Since then, I started taking photos while baking new recipes. I look forward to sharing things at work or baking something for someone’s birthday. An outlet for sharing this process and my sense of excitement and pride when I take a new treat out of the oven has been a growing desire. Et voila! Here I am. I’m uber excited. I look forward to sharing successes as well as getting constructive feedback, both in cheerleader tone, as well as “Hey, it would turn out better if you did this….”
If I'm lucky, I'll get permission to post a few recipes from some of the authors I've been following.    

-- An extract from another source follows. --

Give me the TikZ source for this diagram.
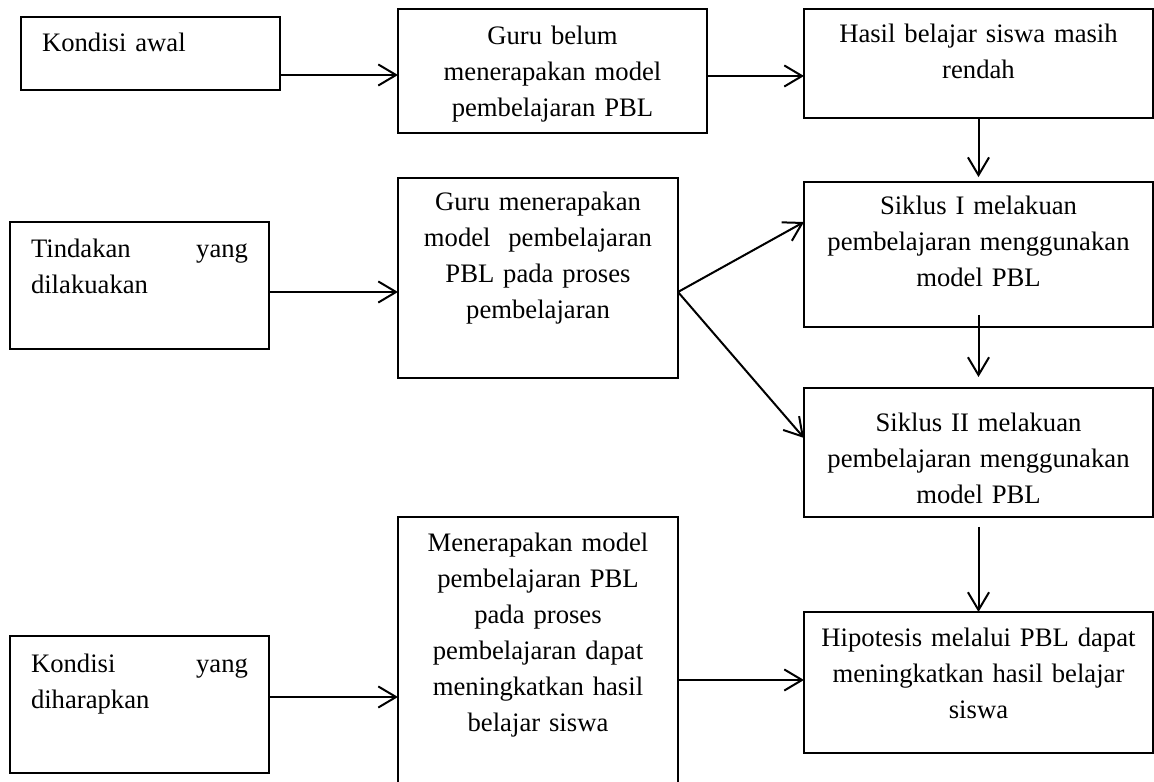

To start this thing off, below are some photos of Craqueline, the first recipe I tried from Flour by Joanne Chang (Flour Bakery + Cafe).  It's the first book I bought at the impressively comprehensive cookbook-only store in Fremont, Book Larder. It was also the first time I ever tried making brioche, or ever ate brioche for that matter!
Craqueline, made with brioche as mentioned, is filled with candied oranges and topped with sliced almonds. Oh yeah!! The brioche dough, which is yeasted, has to refrigerate and rise, as well as proof, over the course of at least 10 hours, so this is ideally a two-day process (weekend warriorism!). The way it will fill your house with enchanting smells is in itself an experience to be had. The scent of the bread as it bakes will make you feel like someone is wrapping you up in a comforting hug. Sure, maybe you can buy brioche at the bakery, but you can't buy the way it smells as it bakes, and it's so worth it.





[letting them proof, i.e. rest and rise in a warm place]



[Joanne was a gracious hostess and let the person behind me in line
snap our photo together after she signed my copy of her book. I printed
the photo and taped it inside the front cover for posterity.]